Monsters themselves come with a wealth of strengths and weaknesses and many, many materials to harvest, all of which can be used to create tens of possible items. You also have an adorable cat companion called a Palico which can be outfitted with its own gear, all offering different bonuses for your character. And when it all seems like you’ve got it sussed, along comes High-Rank, Monster Hunter’s “post-game” content, which changes some monsters, adds new ones, and essentially doubles the amount of gear to lust after.
The deeper you look, the deeper it all seems to get - and that sheer level of complexity has historically been what stops Monster Hunter from offering mainstream appeal. But let’s get something out of the way: there’s been an assumption among the waiting audience over the past few months that - despite the protestations of Capcom itself - World would simplify the series’ more obscure ideas to help court a western audience. After just the first few hours, it becomes abundantly clear those concerns are unfounded.
Monster Hunter has always been opaque, its menus pebble-dashed with byzantine statistics, and its combat purposefully designed to be methodical and challenging in a way that feels strange next to modern action games’ fluidity. Practically none of that has changed. This remains a game where learning is as important as doing, from potion recipes to intricate combos.
But as far as opportunities for new experiences go, World just never seems to stop providing them – and I love that feeling. 50 hours in, it’s still regularly throwing crafting possibilities, monsters, even entirely new systems at me and expecting me to put time into learning how they can benefit my character.
Perhaps the most fundamental change is in how you find the monsters in the first place. In previous games, tracking big game was a matter of wandering between zones, hoping to spot your prey and chuck a paintball at it to illuminate it on your map. The new bioluminescent Scoutflies are an excellent replacement for that sometimes-tedious task, at once more useful and more grounded in the fiction. At first, your flitting, neon swarm leads you to trackable markings left by monsters in real time - footprints, scratches, globs of mucus - and, once you’ve gathered enough evidence they’ll catch the scent of the target monster itself, leading you straight to it with a marker on your map.
The major work, however, has clearly come in Monster Hunter’s move from handheld to console (and PC, in August) where the graphical spectacle can finally match the design.

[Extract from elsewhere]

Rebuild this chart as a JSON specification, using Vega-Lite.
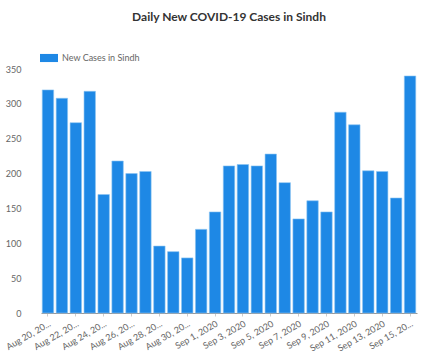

World’s hunting grounds have shifted from particulate zones connected by loading screens into huge, seamless maps. Hunts feel far less self-contained and interrupted, and give Capcom’s undersung artists a much larger canvas to work with. The results range from beautiful to breathtaking.
Without the restraints of realism, Capcom has made one of the most stunning locations I’ve come across - not just in the Monster Hunter series but in gaming as a whole. It’s clear how the experience of making the older games’ bite-sized zones has fed into the art and level design teams’ new work - there’s a gorgeous vista or change of scenery around every corner.
Their work stretches everywhere. There’s real joy in seeing weapons I’d played with on 3DS turned into 4K beauties - the absurd Metal Bagpipes hunting horn I’ve tooted so often has been turned from a jut of jagged pixels into the offensive instrument it should be, its rivets shining in the sun, it’s puffbag (not the technical term, probably) showing signs of wear. The New World setting - our hunters have travelled across the sea tracking a giant Elder Dragon’s migration - also allows for a glut of new monsters and often-insane armour that can be made out of them. Freakish, skinless mega-dogs, tar-covered wyverns that make armour out of other monsters’ bones, and a chameleon-bird that pukes poison - there’s a lot to be discovered. Plus, the sunsets in each area’s day-night cycle are ridiculously beautiful.
Honestly, the direct benefit of knowing how monsters interact is limited - at most, they’ll kick off a ‘Turf War’ canned animation, doing some of the damage in a hunt for you - but the effect of it is something else entirely. I’ve spent half-hour Expedition missions just watching these animals move around, learning where they prefer to hunt or nest, watching their fight-or-flight reflexes kick in, simply because I enjoyed getting to know them.
But for a real hunt, multiplayer is the way forward. Monster Hunter has always been best played in a group, upping the challenge to allow for titanic battles while players swap tips and secrets. World makes a much-needed change, combining the series’ traditionally separate single and multiplayer campaigns into a single string of quests. It’s a step in the right direction, but also creates its strangest problem: to play a story quest, all players must have watched any cutscenes it include (and their absurdly poor lip-syncing) first.
Debate will likely rage between Monster Hunter purists as to whether this is the best game in the series. As with any hardcore audience, attempts to streamline - particularly in how individual armour skills now disincentivise building full sets over hours of grinding - may be looked at with derision. A lack of ultra-tough G-Rank challenges might also leave some wishing for even more. Like sports games, the definitive verdict will likely be impossible until we’re hundreds, rather than tens of hours in.